# [Exercise requirements]
Leave the pictures out. Return all other data exactly.

# [Data lines]
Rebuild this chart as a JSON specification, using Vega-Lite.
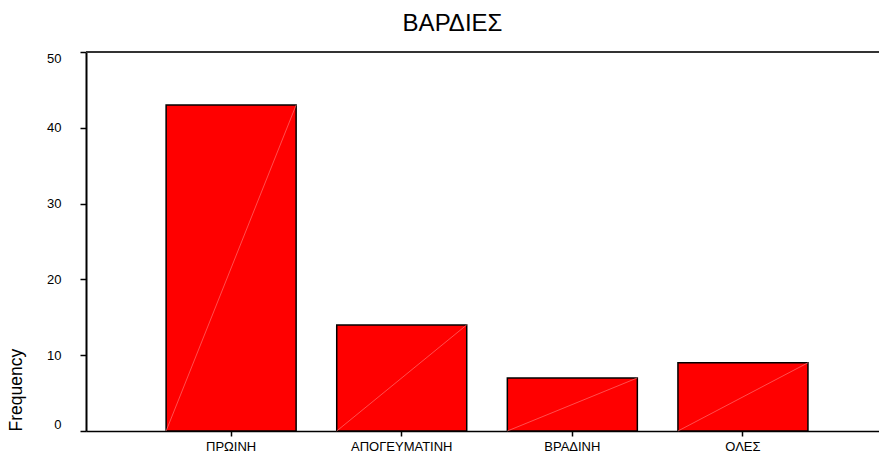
{
  "$schema": "https://vega.github.io/schema/vega-lite/v6.json",
  "autosize": {"type": "none"},
  "width": 793,
  "height": 379,
  "padding": {"left": 86, "top": 52, "right": 0, "bottom": 24},
  "background": "white",
  "config": {
    "view": {"stroke": null},
    "font": "Liberation Sans"
  },
  "title": {
    "text": "ΒΑΡΔΙΕΣ",
    "fontSize": 24,
    "fontWeight": "normal",
    "font": "Liberation Sans",
    "color": "#000000",
    "anchor": "middle",
    "dx": -30,
    "offset": 15
  },
  "data": {
    "values": [
      {"shift": "ΠΡΩΙΝΗ", "count": 43},
      {"shift": "ΑΠΟΓΕΥΜΑΤΙΝΗ", "count": 14},
      {"shift": "ΒΡΑΔΙΝΗ", "count": 7},
      {"shift": "ΟΛΕΣ", "count": 9}
    ]
  },
  "layer": [
    {
      "mark": {"type": "bar", "color": "#ff0000", "stroke": "#000000", "strokeWidth": 1.5},
      "encoding": {
        "x": {
          "field": "shift",
          "type": "nominal",
          "sort": null,
          "scale": {"paddingInner": 0.238, "paddingOuter": 0.443, "align": 0.53},
          "axis": {
            "title": null,
            "labelAngle": 0,
            "labelFontSize": 13,
            "labelColor": "#000000",
            "labelPadding": 4,
            "tickSize": 5,
            "tickColor": "#000000",
            "tickWidth": 1.5,
            "domainColor": "#000000",
            "domainWidth": 1.5,
            "grid": false
          }
        },
        "y": {
          "field": "count",
          "type": "quantitative",
          "scale": {"domain": [0, 50], "nice": false},
          "axis": {
            "title": "Frequency",
            "titleFontSize": 17.5,
            "titleFontWeight": "normal",
            "titleColor": "#000000",
            "titleAngle": -90,
            "titleX": -70,
            "titleY": 379,
            "titleAlign": "left",
            "titleBaseline": "middle",
            "values": [0, 10, 20, 30, 40, 50],
            "labelFontSize": 13,
            "labelColor": "#000000",
            "labelPadding": 19,
            "labelFlush": true,
            "tickSize": 6,
            "tickColor": "#000000",
            "tickWidth": 1.5,
            "domainColor": "#000000",
            "domainWidth": 2,
            "grid": false
          }
        }
      }
    },
    {
      "mark": {"type": "rule", "stroke": "#333333", "strokeWidth": 2},
      "encoding": {"y": {"datum": 50, "type": "quantitative"}}
    },
    {
      "mark": {
        "type": "rule",
        "stroke": "#ff7070",
        "strokeWidth": 0.7
      },
      "encoding": {
        "x": {"field": "shift", "type": "nominal", "sort": null, "bandPosition": 1},
        "x2": {"field": "shift", "bandPosition": 0},
        "y": {"field": "count", "type": "quantitative"},
        "y2": {"datum": 0}
      }
    }
  ]
}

# [Answer to this task]
Rebuild this chart as a JSON specification, using Vega-Lite.
{
  "$schema": "https://vega.github.io/schema/vega-lite/v6.json",
  "autosize": {"type": "none"},
  "width": 793,
  "height": 379,
  "padding": {"left": 86, "top": 52, "right": 0, "bottom": 24},
  "background": "white",
  "config": {
    "view": {"stroke": null},
    "font": "Liberation Sans"
  },
  "title": {
    "text": "ΒΑΡΔΙΕΣ",
    "fontSize": 24,
    "fontWeight": "normal",
    "font": "Liberation Sans",
    "color": "#000000",
    "anchor": "middle",
    "dx": -30,
    "offset": 15
  },
  "data": {
    "values": [
      {"shift": "ΠΡΩΙΝΗ", "count": 43},
      {"shift": "ΑΠΟΓΕΥΜΑΤΙΝΗ", "count": 14},
      {"shift": "ΒΡΑΔΙΝΗ", "count": 7},
      {"shift": "ΟΛΕΣ", "count": 9}
    ]
  },
  "layer": [
    {
      "mark": {"type": "bar", "color": "#ff0000", "stroke": "#000000", "strokeWidth": 1.5},
      "encoding": {
        "x": {
          "field": "shift",
          "type": "nominal",
          "sort": null,
          "scale": {"paddingInner": 0.238, "paddingOuter": 0.443, "align": 0.53},
          "axis": {
            "title": null,
            "labelAngle": 0,
            "labelFontSize": 13,
            "labelColor": "#000000",
            "labelPadding": 4,
            "tickSize": 5,
            "tickColor": "#000000",
            "tickWidth": 1.5,
            "domainColor": "#000000",
            "domainWidth": 1.5,
            "grid": false
          }
        },
        "y": {
          "field": "count",
          "type": "quantitative",
          "scale": {"domain": [0, 50], "nice": false},
          "axis": {
            "title": "Frequency",
            "titleFontSize": 17.5,
            "titleFontWeight": "normal",
            "titleColor": "#000000",
            "titleAngle": -90,
            "titleX": -70,
            "titleY": 379,
            "titleAlign": "left",
            "titleBaseline": "middle",
            "values": [0, 10, 20, 30, 40, 50],
            "labelFontSize": 13,
            "labelColor": "#000000",
            "labelPadding": 19,
            "labelFlush": true,
            "tickSize": 6,
            "tickColor": "#000000",
            "tickWidth": 1.5,
            "domainColor": "#000000",
            "domainWidth": 2,
            "grid": false
          }
        }
      }
    },
    {
      "mark": {"type": "rule", "stroke": "#333333", "strokeWidth": 2},
      "encoding": {"y": {"datum": 50, "type": "quantitative"}}
    },
    {
      "mark": {
        "type": "rule",
        "stroke": "#ff7070",
        "strokeWidth": 0.7
      },
      "encoding": {
        "x": {"field": "shift", "type": "nominal", "sort": null, "bandPosition": 1},
        "x2": {"field": "shift", "bandPosition": 0},
        "y": {"field": "count", "type": "quantitative"},
        "y2": {"datum": 0}
      }
    }
  ]
}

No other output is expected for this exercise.